Third, each gospel has some material that we would lack if that gospel wasn't written and preserved. Even with three gospels paralleling each other (Matthew, Mark, and Luke are called the "synoptic" gospels--a term that means from the same "eye" or perspective), there are precious stories and important accounts we would be missing without each one. Matthew is our only source about the wise men. Luke gives us the births of John the Baptist and Jesus, the story of Bethlehem and the shepherds, and the prodigal son. Mark has four miracles not recorded elsewhere, and of course the story of a young man fleeing without his robe when caught in the Garden with Jesus--probably an autobiographical note giving us Mark's closeness with the Lord and the disciples. What would we do without John 3:16, or the Good Shepherd, the "I am" sayings, and so much more that only comes from John? 

Yes, think of them as a Gospel Quartet--Mark sings tenor--that part with all the high notes.

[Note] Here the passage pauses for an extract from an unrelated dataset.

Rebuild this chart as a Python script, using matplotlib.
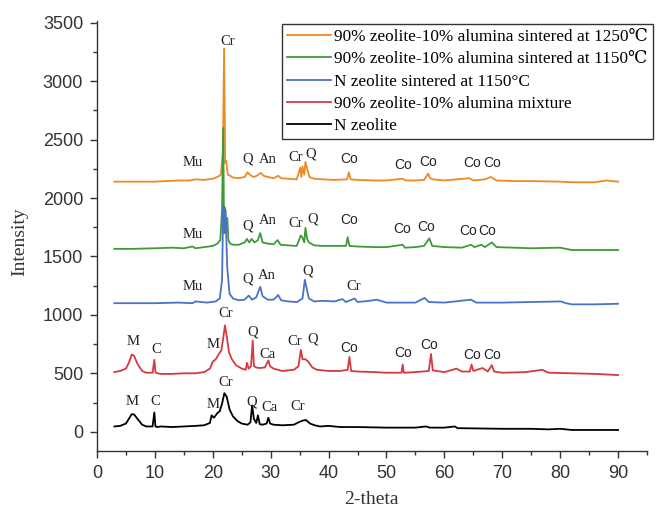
import matplotlib
matplotlib.use("Agg")
import matplotlib.pyplot as plt
from matplotlib.ticker import MultipleLocator

# ---------------- data (2-theta, intensity) ----------------
orange_pts = [(3, 2140), (6, 2140), (10, 2140), (12, 2145), (14, 2150), (16, 2150), (17, 2160),
              (18.5, 2155), (20, 2165), (20.8, 2180), (21.4, 2200), (21.75, 2400), (21.95, 3280),
              (22.15, 2300), (22.3, 2320), (22.6, 2200), (23.0, 2190), (23.5, 2175), (24.5, 2170),
              (25.5, 2180), (26.0, 2220), (26.4, 2200), (27.0, 2180), (27.6, 2190), (28.3, 2215),
              (28.8, 2190), (29.5, 2180), (30.5, 2170), (31.3, 2190), (31.8, 2170), (33, 2165),
              (34.5, 2160), (35.1, 2260), (35.3, 2180), (35.5, 2270), (35.8, 2200), (36.0, 2310),
              (36.3, 2250), (36.7, 2180), (37.5, 2165), (39, 2160), (41, 2155), (43.2, 2160),
              (43.5, 2220), (43.8, 2160), (45, 2155), (48, 2150), (50, 2150), (52.8, 2165),
              (53.3, 2150), (55, 2150), (56.5, 2155), (57.2, 2210), (57.5, 2170), (58, 2160),
              (60, 2150), (64.3, 2170), (65, 2150), (67, 2160), (68, 2180), (69, 2150), (72, 2145),
              (75, 2145), (80, 2140), (82, 2135), (86, 2135), (88, 2150), (90, 2140)]

green_pts = [(3, 1565), (6, 1565), (10, 1570), (13, 1575), (15, 1570), (16.5, 1585), (17, 1570),
             (18.5, 1580), (20, 1590), (20.8, 1610), (21.3, 1640), (21.6, 1900), (21.8, 2600),
             (21.95, 1700), (22.1, 1920), (22.3, 1700), (22.5, 1830), (22.7, 1640), (23.0, 1610),
             (23.5, 1600), (24.5, 1600), (25.5, 1620), (25.9, 1650), (26.3, 1620), (26.7, 1650),
             (27.2, 1620), (27.8, 1640), (28.2, 1700), (28.6, 1620), (29.5, 1610), (30.5, 1605),
             (31.2, 1640), (31.7, 1600), (33, 1595), (34.5, 1590), (35.2, 1680), (35.5, 1660),
             (35.8, 1620), (36.0, 1745), (36.3, 1650), (36.6, 1620), (37.5, 1595), (39, 1590),
             (41, 1590), (43.0, 1590), (43.3, 1665), (43.6, 1590), (45, 1585), (48, 1580),
             (50, 1580), (52.8, 1600), (53.2, 1575), (55, 1580), (56.5, 1590), (57.4, 1655),
             (57.9, 1590), (60, 1580), (63, 1575), (64.6, 1600), (65.2, 1580), (66.4, 1600),
             (67.0, 1580), (68.2, 1620), (69, 1580), (72, 1575), (75, 1570), (80, 1575),
             (82, 1555), (86, 1555), (90, 1555)]

blue_pts = [(3, 1100), (6, 1100), (10, 1100), (14, 1105), (16.5, 1100), (17, 1115), (19, 1105),
            (20.5, 1115), (21.2, 1140), (21.6, 1300), (21.8, 1930), (22.0, 1700), (22.2, 1900),
            (22.5, 1400), (22.9, 1180), (23.5, 1140), (24.5, 1125), (25.5, 1130), (26.2, 1165),
            (26.8, 1130), (27.5, 1150), (28.2, 1240), (28.6, 1160), (29.5, 1130), (30.5, 1130),
            (31.3, 1170), (31.8, 1125), (33, 1115), (34.5, 1110), (35.5, 1140), (35.9, 1300),
            (36.2, 1230), (36.6, 1140), (37.5, 1115), (39, 1120), (41, 1115), (42.4, 1135),
            (43, 1110), (44.5, 1140), (45, 1110), (47, 1120), (48.3, 1130), (50, 1105),
            (52, 1105), (55, 1105), (56.6, 1145), (57.3, 1110), (60, 1105), (64.6, 1130),
            (65.5, 1105), (70, 1105), (75, 1110), (80.1, 1115), (81, 1100), (82, 1090),
            (86, 1090), (90, 1095)]

red_pts = [(3, 510), (4, 520), (5, 540), (5.5, 590), (6.0, 660), (6.4, 650), (7.0, 580), (7.8, 520),
           (8.5, 505), (9.6, 505), (9.9, 615), (10.1, 510), (10.4, 500), (11, 495), (13, 495),
           (15, 500), (17, 500), (18.5, 510), (19.5, 540), (20.0, 600), (20.5, 620), (21.0, 660),
           (21.5, 700), (21.8, 800), (22.1, 910), (22.4, 820), (22.8, 680), (23.3, 620), (24, 570),
           (25, 540), (25.7, 530), (25.9, 590), (26.2, 540), (26.6, 560), (26.9, 780), (27.1, 560),
           (27.5, 550), (28, 545), (29, 550), (29.6, 610), (29.9, 560), (30.5, 540), (32, 520),
           (34, 530), (34.8, 560), (35.2, 700), (35.5, 620), (36.0, 620), (36.5, 600), (37.2, 550),
           (38, 530), (40, 520), (42, 520), (43.3, 530), (43.6, 640), (43.9, 520), (45, 515),
           (48, 510), (50, 505), (52.6, 505), (52.8, 575), (53.0, 505), (55, 510), (57.3, 520),
           (57.7, 665), (58.0, 525), (60, 510), (62.1, 540), (63, 515), (64.4, 515), (64.7, 575),
           (65, 520), (66.6, 545), (67.5, 515), (68.2, 570), (68.6, 515), (70, 505), (74, 510),
           (76.9, 530), (78, 505), (82, 500), (86, 495), (90, 485)]

black_pts = [(3, 45), (4, 50), (5, 70), (5.5, 110), (6.0, 150), (6.4, 148), (7.0, 110), (7.8, 60),
             (8.5, 45), (9.6, 45), (9.9, 165), (10.1, 45), (10.4, 40), (11, 45), (13, 40), (15, 45),
             (17, 50), (18.5, 55), (19.5, 75), (19.8, 140), (20.2, 120), (20.8, 160), (21.2, 175),
             (21.6, 240), (22.0, 330), (22.4, 300), (22.9, 190), (23.5, 130), (24.3, 90), (25, 70),
             (26, 60), (26.5, 80), (26.8, 225), (27.1, 110), (27.5, 75), (27.8, 140), (28.1, 65),
             (28.6, 60), (29.3, 70), (29.6, 120), (29.9, 70), (30.5, 60), (32, 55), (34, 60),
             (34.8, 80), (35.5, 95), (36.1, 100), (36.8, 70), (37.6, 55), (38.5, 45), (40, 50),
             (42, 40), (45, 40), (50, 35), (55, 35), (56.8, 45), (57.5, 35), (60, 35), (61.8, 45),
             (62.3, 30), (63, 30), (70, 25), (75, 25), (78, 20), (80, 25), (82, 15), (85, 15),
             (90, 15)]

series_labels = ["90% zeolite-10% alumina sintered at 1250\u2103",
                 "90% zeolite-10% alumina sintered at 1150\u2103",
                 "N zeolite sintered at 1150\u00b0C",
                 "90% zeolite-10% alumina mixture",
                 "N zeolite"]

# phase annotations: (text, 2-theta, intensity)
orange_ann = [("Mu", 16.6, 2300), ("Cr", 22.5, 3340), ("Q", 26.0, 2330), ("An", 29.5, 2330),
              ("Cr", 34.3, 2350), ("Q", 36.9, 2380), ("Co", 43.6, 2330), ("Co", 52.9, 2280),
              ("Co", 57.2, 2310), ("Co", 64.8, 2300), ("Co", 68.3, 2300)]
green_ann = [("Mu", 16.6, 1690), ("Q", 26.0, 1760), ("An", 29.5, 1810), ("Cr", 34.3, 1785),
             ("Q", 37.2, 1820), ("Co", 43.6, 1810), ("Co", 52.7, 1735), ("Co", 56.9, 1750),
             ("Co", 64.1, 1720), ("Co", 67.4, 1720)]
blue_ann = [("Mu", 16.6, 1240), ("Q", 26.0, 1305), ("An", 29.3, 1340), ("Q", 36.4, 1375),
            ("Cr", 44.3, 1240)]
red_ann = [("M", 6.2, 770), ("C", 10.2, 700), ("Cr", 22.2, 1015), ("M", 20.0, 745),
           ("Q", 26.9, 855), ("Ca", 29.5, 665), ("Cr", 34.2, 770), ("Q", 37.2, 795),
           ("Co", 43.6, 720), ("Co", 52.8, 675), ("Co", 57.3, 745), ("Co", 64.8, 655),
           ("Co", 68.3, 655)]
black_ann = [("M", 6.1, 255), ("C", 10.0, 255), ("Cr", 22.2, 420), ("M", 20.0, 230),
             ("Q", 26.7, 255), ("Ca", 29.8, 205), ("Cr", 34.7, 215)]

colors = ["#EE8A22", "#3E9A38", "#4A72C6", "#D6393F", "#000000"]

x_major = list(range(0, 100, 10))
y_major = list(range(0, 4000, 500))

# ---------------- figure ----------------
fig = plt.figure(figsize=(6.57, 5.16), dpi=100)
ax = fig.add_axes([97/657, 1 - 451/516, 550/657, 430/516])

all_pts = [orange_pts, green_pts, blue_pts, red_pts, black_pts]
lines = []
for pts, col, lab in zip(all_pts, colors, series_labels):
    xs = [p[0] for p in pts]
    ys = [p[1] for p in pts]
    ln, = ax.plot(xs, ys, color=col, lw=1.3, label=lab)
    lines.append(ln)

serif = "Liberation Serif"
sans = "Liberation Sans"
for anns in [orange_ann, green_ann, blue_ann, red_ann, black_ann]:
    for t, x, y in anns:
        fam = sans if t == "Co" else serif
        ax.text(x, y, t, ha="center", va="center", fontsize=10.5 if fam == serif else 10,
                family=fam, color="#222222")

ax.set_xlim(0, 95)
ax.set_ylim(-165, 3515)
ax.set_xticks(x_major)
ax.set_yticks(y_major)
ax.xaxis.set_minor_locator(MultipleLocator(5))
ax.yaxis.set_minor_locator(MultipleLocator(250))
ax.tick_params(which="major", direction="out", length=5, width=1, pad=5,
               labelsize=13, labelcolor="#333333", color="#333333")
ax.tick_params(which="minor", direction="out", length=3, width=1, color="#333333")
for lbl in ax.get_xticklabels() + ax.get_yticklabels():
    lbl.set_family(sans)

for s in ["top", "right"]:
    ax.spines[s].set_visible(False)
for s in ["left", "bottom"]:
    ax.spines[s].set_color("#333333")
    ax.spines[s].set_linewidth(1.0)

fig.text(20/657, 1 - 242/516, "Intensity", rotation=90, ha="center", va="center",
         family=serif, fontsize=14, color="#333333")
fig.text(371/657, 1 - 499/516, "2-theta", ha="center", va="center",
         family=serif, fontsize=14, color="#333333")

leg = ax.legend(handles=lines, loc="upper right", bbox_to_anchor=(653/657, 1 - 24/516),
                bbox_transform=fig.transFigure, borderaxespad=0, frameon=True, fancybox=False,
                framealpha=1, edgecolor="#333333",
                prop={"family": [serif, "DejaVu Serif", "DejaVu Sans"], "size": 12.4},
                handlelength=2.6, handletextpad=0.15, labelspacing=0.36, borderpad=0.3)
leg.get_frame().set_linewidth(1.0)

fig.savefig("out.png", dpi=100)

Luke sings lead--the thread that holds it all together. Matthew is the baritone, covering some of the same ground as the lead but then moving into parallel paths. And anchoring it all with that solid line on the bottom, John sings bass--hitting those resonating notes of God's love that seem to hold it all together and in tune. 

Now, let me finish by telling you about I tool I use regularly when studying the Gospels. It is a book called a harmony of the Gospels (there's another musical idea!). It takes all four gospels and puts them in columns next to each other in chronological order--meaning some passages aren't in the order we find them in their gospel, but in the order in which they most likely occurred. You can read them side by side and see how each tells the story--sometimes word for word, and sometimes differently. Mine is Harmony of the Gospels, by Robert Thomas and Stan Gundry. There is a version in the New International Version and one in the New American Standard Bible (which is the one I have), and you can see it.

I hope that this brief encouragement might cause you to appreciate the gospels more, and perhaps investigate a very helpful tool!